The problem with anonymity - especially when talking about low-latency
applications - is that I (and I guess many others) stongly believe
that there is no system that provides strong anonymity against very
powerful attackers while actually being usable and supporting a large
number of users. Just take the global passive attacker: as we do not
control the exit node -- web server link, all user activities are 
visible there. SO we must protect that same user activity on the 
user -- first node link. Anything less than constant traffic on that
link won't work, as the observer will eventually be able to correlate 
the activities at the end points. But even constant traffic won't work,
as end systems otr applications fail and traffic won't make it through at
times. In addition, the nodes will be quite busy just absorbing the huge
load of dummy traffic from end users and so on...

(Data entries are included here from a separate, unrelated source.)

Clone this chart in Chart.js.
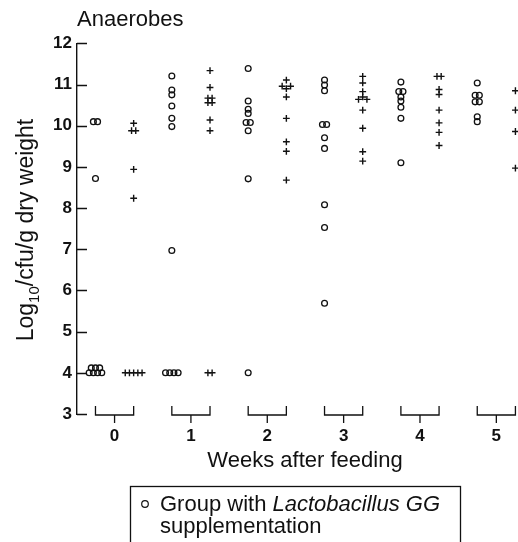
<!DOCTYPE html>
<html><head><meta charset="utf-8">
<script src="https://cdn.jsdelivr.net/npm/chart.js@4"></script>
<style>html,body{margin:0;padding:0;background:#fff}#wrap{width:518px;height:542px}</style>
</head><body><div id="wrap"><canvas id="c" width="518" height="542"></canvas></div>
<script>
const weeks = [0, 1, 2, 3, 4, 5];
const weekLabels = ['0', '1', '2', '3', '4', '5'];
const yTicks = [3, 4, 5, 6, 7, 8, 9, 10, 11, 12];

// Group with Lactobacillus GG (circles), log10 cfu/g, read top to bottom per week
const lggW0 = [10.1, 10.1, 8.72, 4.12, 4.12, 4.12, 4.0, 4.0, 4.0, 4.0];
const lggW1 = [11.21, 10.87, 10.75, 10.48, 10.18, 9.98, 6.97, 4.0, 4.0, 4.0, 4.0];
const lggW2 = [11.39, 10.6, 10.4, 10.3, 10.08, 10.08, 9.88, 8.71, 4.0];
const lggW3 = [11.11, 10.99, 10.85, 10.03, 10.03, 9.71, 9.45, 8.08, 7.53, 5.69];
const lggW4 = [11.06, 10.83, 10.83, 10.7, 10.6, 10.45, 10.18, 9.1];
const lggW5 = [11.04, 10.74, 10.74, 10.58, 10.58, 10.22, 10.1];

// Group without supplementation (crosses)
const ctrlW0 = [10.06, 9.88, 9.88, 8.94, 8.24, 4.0, 4.0, 4.0, 4.0, 4.0];
const ctrlW1 = [11.34, 10.93, 10.67, 10.67, 10.56, 10.56, 10.14, 9.88, 4.0, 4.0];
const ctrlW2 = [11.11, 10.96, 10.9, 10.96, 10.7, 10.18, 9.61, 9.38, 8.68];
const ctrlW3 = [11.2, 11.04, 10.83, 10.64, 10.7, 10.64, 10.38, 9.94, 9.37, 9.14];
const ctrlW4 = [11.2, 11.2, 10.88, 10.76, 10.38, 10.07, 9.84, 9.52];
const ctrlW5 = [10.85, 10.38, 9.86, 8.97];

const lggByWeek = [lggW0, lggW1, lggW2, lggW3, lggW4, lggW5];
const ctrlByWeek = [ctrlW0, ctrlW1, ctrlW2, ctrlW3, ctrlW4, ctrlW5];

const GROUP_OFFSET = 0.25;   // circles left of week, crosses right
const STEP = 0.055;          // side-by-side spread for coinciding values

function spread(center, vals) {
  const pts = [];
  let i = 0;
  while (i < vals.length) {
    let j = i + 1;
    while (j < vals.length && Math.abs(vals[j] - vals[j - 1]) <= 0.07) j++;
    const n = j - i;
    for (let k = 0; k < n; k++) pts.push({ x: center + (k - (n - 1) / 2) * STEP, y: vals[i + k] });
    i = j;
  }
  return pts;
}

const lggPts = [], ctrlPts = [];
weeks.forEach((w, i) => {
  lggPts.push(...spread(w - GROUP_OFFSET, lggByWeek[i]));
  ctrlPts.push(...spread(w + GROUP_OFFSET, ctrlByWeek[i]));
});

const F = "'Liberation Sans', Arial, Helvetica, sans-serif";
const INK = '#111';

const decor = {
  id: 'decor',
  afterDraw(chart) {
    const ctx = chart.ctx, xs = chart.scales.x, ys = chart.scales.y;
    ctx.save();
    ctx.strokeStyle = INK; ctx.lineWidth = 1.3;
    // inward y ticks
    ctx.beginPath();
    yTicks.forEach(v => {
      const y = Math.round(ys.getPixelForValue(v)) + 0.5;
      ctx.moveTo(ys.right, y); ctx.lineTo(ys.right + 10, y);
    });
    ctx.stroke();
    // week brackets
    const yb = ys.getPixelForValue(3) + 1;
    ctx.beginPath();
    weeks.forEach(w => {
      const xl = xs.getPixelForValue(w - GROUP_OFFSET);
      const xr = xs.getPixelForValue(w + GROUP_OFFSET);
      const xc = xs.getPixelForValue(w);
      ctx.moveTo(xl, yb - 9); ctx.lineTo(xl, yb); ctx.lineTo(xr, yb); ctx.lineTo(xr, yb - 9);
      ctx.moveTo(xc, yb); ctx.lineTo(xc, yb + 8);
    });
    ctx.stroke();

    ctx.fillStyle = INK;
    // x-axis title
    ctx.textAlign = 'center';
    ctx.textBaseline = 'alphabetic';
    ctx.font = '22px ' + F;
    ctx.fillText('Weeks after feeding', 305, 467);

    // y-axis title with subscript
    ctx.save();
    ctx.translate(33, 230);
    ctx.rotate(-Math.PI / 2);
    ctx.textBaseline = 'alphabetic';
    ctx.textAlign = 'left';
    const big = '23px ' + F, small = '15px ' + F;
    const parts = [['Log', big, 0], ['10', small, 6], ['/cfu/g dry weight', big, 0]];
    let total = 0;
    parts.forEach(p => { ctx.font = p[1]; total += ctx.measureText(p[0]).width; });
    let x = -total / 2;
    parts.forEach(p => { ctx.font = p[1]; ctx.fillText(p[0], x, p[2]); x += ctx.measureText(p[0]).width; });
    ctx.restore();

    // legend box
    ctx.lineWidth = 1.3;
    ctx.strokeRect(130.5, 486.5, 330, 80);
    ctx.beginPath();
    ctx.lineWidth = 1.2;
    ctx.arc(145, 504, 3.3, 0, Math.PI * 2);
    ctx.stroke();
    ctx.textBaseline = 'alphabetic';
    ctx.textAlign = 'left';
    ctx.font = '22px ' + F;
    const t1 = 'Group with ';
    ctx.fillText(t1, 160, 511);
    const w1 = ctx.measureText(t1).width;
    ctx.font = 'italic 22px ' + F;
    ctx.fillText('Lactobacillus GG', 160 + w1, 511);
    ctx.font = '22px ' + F;
    ctx.fillText('supplementation', 160, 533);
    ctx.restore();
  }
};

new Chart(document.getElementById('c'), {
  type: 'scatter',
  data: {
    datasets: [
      { label: 'Group with Lactobacillus GG supplementation', data: lggPts, pointStyle: 'circle',
        radius: 2.9, borderColor: INK, backgroundColor: 'rgba(0,0,0,0)', borderWidth: 1.3, clip: false },
      { label: 'Group without supplementation', data: ctrlPts, pointStyle: 'cross',
        radius: 3.4, borderColor: INK, backgroundColor: INK, borderWidth: 1.4, clip: false }
    ]
  },
  options: {
    responsive: false,
    animation: false,
    layout: { padding: { left: 0, right: 0, top: 0, bottom: 58 } },
    plugins: {
      legend: { display: false },
      tooltip: { enabled: false },
      title: { display: true, text: 'Anaerobes', align: 'start', fullSize: false,
        font: { family: F, size: 22, weight: 'normal' }, color: INK, padding: { top: 7, bottom: 10 } }
    },
    scales: {
      x: {
        type: 'linear', min: -0.492, max: 5.213,
        afterBuildTicks: s => { s.ticks = weeks.map(v => ({ value: v })); },
        afterFit: s => { s.height = 70; },
        grid: { display: false, drawTicks: false },
        border: { display: false },
        ticks: { font: { family: F, size: 17, weight: 'bold' }, color: INK, padding: 12,
          callback: v => weekLabels[weeks.indexOf(v)] },
        title: { display: false }
      },
      y: {
        min: 3, max: 12,
        afterBuildTicks: s => { s.ticks = yTicks.map(v => ({ value: v })); },
        afterFit: s => { s.width = 77; },
        grid: { display: false, drawTicks: false },
        border: { display: true, color: INK, width: 1.4 },
        ticks: { font: { family: F, size: 17, weight: 'bold' }, color: INK, padding: 5 }
      }
    }
  },
  plugins: [decor]
});
</script>
</body></html>
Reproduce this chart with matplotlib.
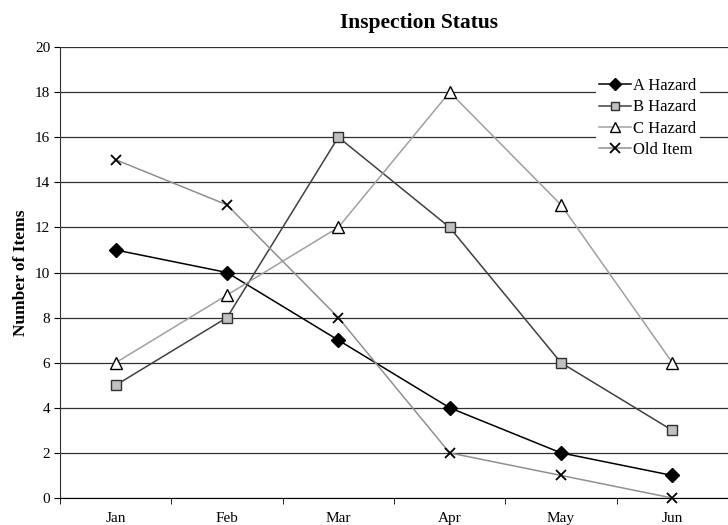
import matplotlib
matplotlib.use("Agg")
import matplotlib.pyplot as plt

months = ["Jan", "Feb", "Mar", "Apr", "May", "Jun"]
a_hazard = [11, 10, 7, 4, 2, 1]
b_hazard = [5, 8, 16, 12, 6, 3]
c_hazard = [6, 9, 12, 18, 13, 6]
old_item = [15, 13, 8, 2, 1, 0]

plt.rcParams['font.family'] = ['Liberation Serif', 'DejaVu Serif']

fig = plt.figure(figsize=(7.28, 5.25), dpi=100)
ax = fig.add_axes([60 / 728, 1 - 498 / 525, 1 - 60 / 728, (498 - 47) / 525])

x = range(len(months))
ax.plot(x, a_hazard, color='black', lw=1.1, marker='D', ms=7,
        mfc='black', mec='black', label='A Hazard', clip_on=False, zorder=4)
ax.plot(x, b_hazard, color='#404040', lw=1.1, marker='s', ms=7,
        mfc='#c0c0c0', mec='#303030', label='B Hazard', clip_on=False, zorder=4)
ax.plot(x, c_hazard, color='#a0a0a0', lw=1.1, marker='^', ms=8,
        mfc='white', mec='black', label='C Hazard', clip_on=False, zorder=4)
ax.plot(x, old_item, color='#909090', lw=1.1, marker='x', ms=7.5, mew=1.3,
        mec='black', label='Old Item', clip_on=False, zorder=4)

ax.set_ylim(0, 20)
ax.set_xlim(-0.5, 5.5 - 4 / 112)
ax.set_yticks(range(0, 21, 2))
ax.set_xticks(x)
ax.set_xticklabels(months)
ax.set_xticks([i + 0.5 for i in range(-1, 6)], minor=True)
ax.tick_params(axis='x', which='major', length=0, labelsize=11, pad=10)
ax.tick_params(axis='x', which='minor', length=4, direction='out')
ax.tick_params(axis='y', length=4, direction='out', labelsize=11, pad=3)
ax.yaxis.grid(True, color='#303030', lw=0.9)
ax.set_axisbelow(True)

for side in ['top', 'right']:
    ax.spines[side].set_visible(False)
ax.spines['left'].set_color('#303030')
ax.spines['bottom'].set_color('black')

ax.set_ylabel('Number of Items', fontsize=12.5, fontweight='bold', labelpad=4)
ax.set_title('Inspection Status', fontsize=15.5, fontweight='bold',
             x=0.537, pad=14)

leg = ax.legend(loc='upper right', bbox_to_anchor=(0.97, 0.957), frameon=True,
                fontsize=12, handlelength=1.9, handletextpad=0.15,
                labelspacing=0.32, borderpad=0.2, markerscale=0.9)
leg.get_frame().set_edgecolor('none')
leg.get_frame().set_facecolor('white')
leg.get_frame().set_alpha(1)
leg.get_frame().set_boxstyle('square', pad=0)

fig.savefig('out.png', dpi=100)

But we have no clue if that global observer is actually possible. In
general we seem to have problems defining realistic adversaries, and
then design systems that protect against them. Why is this so difficult?
Probably because the adversary has to be distributed. Compare it with
crypto: defining an adversary seems much easier, because the data only
needs to be intercepted at one place and can then be analyzed. But no
crypto that is actually used is prooven to be secure, so we 'hope there
is no adversary that can break it'. Nobody knows there is no such adversary,
and people happily use crypto to protect all kinds of stuff. They trust
the systems.

So before analyzing anything, we need an adversary model. And I'm speaking
of a realistic one and not the one that 'might be out there, but that's very
very unlikely to exist'. That won't be easy as breaking an anonymizing system
requires much more than fast computers and math. Talking about the passive
attacker, then it is mainly an organisational and politcal problem to 
convince several entities to collect and disclose data.

I'd be very interested to start discussing realistic adversaries.